- DIRECTIONS
Set down the material below in full, matching it exactly.

- INFORMATION SUPPLIED
========
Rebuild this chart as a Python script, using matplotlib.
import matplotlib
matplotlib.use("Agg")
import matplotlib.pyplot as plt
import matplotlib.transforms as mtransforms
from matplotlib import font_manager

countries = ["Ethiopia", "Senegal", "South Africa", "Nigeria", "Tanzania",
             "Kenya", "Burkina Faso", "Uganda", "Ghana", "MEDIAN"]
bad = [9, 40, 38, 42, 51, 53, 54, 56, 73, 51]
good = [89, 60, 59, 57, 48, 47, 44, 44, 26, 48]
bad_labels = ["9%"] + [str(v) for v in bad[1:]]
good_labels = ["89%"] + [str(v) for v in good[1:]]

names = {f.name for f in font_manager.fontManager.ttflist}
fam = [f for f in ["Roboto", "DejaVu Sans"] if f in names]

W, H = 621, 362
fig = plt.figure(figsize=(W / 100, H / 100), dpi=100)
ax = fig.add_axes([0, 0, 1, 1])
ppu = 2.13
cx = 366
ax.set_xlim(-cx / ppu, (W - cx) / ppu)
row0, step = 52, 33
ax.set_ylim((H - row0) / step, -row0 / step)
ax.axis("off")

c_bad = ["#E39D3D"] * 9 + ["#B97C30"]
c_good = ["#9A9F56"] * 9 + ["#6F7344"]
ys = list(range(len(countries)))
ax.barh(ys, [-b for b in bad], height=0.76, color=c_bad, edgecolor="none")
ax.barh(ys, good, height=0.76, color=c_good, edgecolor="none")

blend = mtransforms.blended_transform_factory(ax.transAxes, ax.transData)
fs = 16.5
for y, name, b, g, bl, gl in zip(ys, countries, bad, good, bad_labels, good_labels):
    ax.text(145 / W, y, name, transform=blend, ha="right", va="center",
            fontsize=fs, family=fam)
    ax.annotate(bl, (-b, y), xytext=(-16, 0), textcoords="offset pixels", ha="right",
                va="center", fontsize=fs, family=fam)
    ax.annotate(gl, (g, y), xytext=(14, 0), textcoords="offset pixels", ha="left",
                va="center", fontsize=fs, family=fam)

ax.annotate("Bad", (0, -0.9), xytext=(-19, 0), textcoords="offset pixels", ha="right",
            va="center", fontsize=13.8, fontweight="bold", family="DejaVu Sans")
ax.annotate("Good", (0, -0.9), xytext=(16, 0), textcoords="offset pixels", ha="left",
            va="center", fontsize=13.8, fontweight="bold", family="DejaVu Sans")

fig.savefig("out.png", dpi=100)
========
- RESPONSE TO THIS EXERCISE
Rebuild this chart as a Python script, using matplotlib.
import matplotlib
matplotlib.use("Agg")
import matplotlib.pyplot as plt
import matplotlib.transforms as mtransforms
from matplotlib import font_manager

countries = ["Ethiopia", "Senegal", "South Africa", "Nigeria", "Tanzania",
             "Kenya", "Burkina Faso", "Uganda", "Ghana", "MEDIAN"]
bad = [9, 40, 38, 42, 51, 53, 54, 56, 73, 51]
good = [89, 60, 59, 57, 48, 47, 44, 44, 26, 48]
bad_labels = ["9%"] + [str(v) for v in bad[1:]]
good_labels = ["89%"] + [str(v) for v in good[1:]]

names = {f.name for f in font_manager.fontManager.ttflist}
fam = [f for f in ["Roboto", "DejaVu Sans"] if f in names]

W, H = 621, 362
fig = plt.figure(figsize=(W / 100, H / 100), dpi=100)
ax = fig.add_axes([0, 0, 1, 1])
ppu = 2.13
cx = 366
ax.set_xlim(-cx / ppu, (W - cx) / ppu)
row0, step = 52, 33
ax.set_ylim((H - row0) / step, -row0 / step)
ax.axis("off")

c_bad = ["#E39D3D"] * 9 + ["#B97C30"]
c_good = ["#9A9F56"] * 9 + ["#6F7344"]
ys = list(range(len(countries)))
ax.barh(ys, [-b for b in bad], height=0.76, color=c_bad, edgecolor="none")
ax.barh(ys, good, height=0.76, color=c_good, edgecolor="none")

blend = mtransforms.blended_transform_factory(ax.transAxes, ax.transData)
fs = 16.5
for y, name, b, g, bl, gl in zip(ys, countries, bad, good, bad_labels, good_labels):
    ax.text(145 / W, y, name, transform=blend, ha="right", va="center",
            fontsize=fs, family=fam)
    ax.annotate(bl, (-b, y), xytext=(-16, 0), textcoords="offset pixels", ha="right",
                va="center", fontsize=fs, family=fam)
    ax.annotate(gl, (g, y), xytext=(14, 0), textcoords="offset pixels", ha="left",
                va="center", fontsize=fs, family=fam)

ax.annotate("Bad", (0, -0.9), xytext=(-19, 0), textcoords="offset pixels", ha="right",
            va="center", fontsize=13.8, fontweight="bold", family="DejaVu Sans")
ax.annotate("Good", (0, -0.9), xytext=(16, 0), textcoords="offset pixels", ha="left",
            va="center", fontsize=13.8, fontweight="bold", family="DejaVu Sans")

fig.savefig("out.png", dpi=100)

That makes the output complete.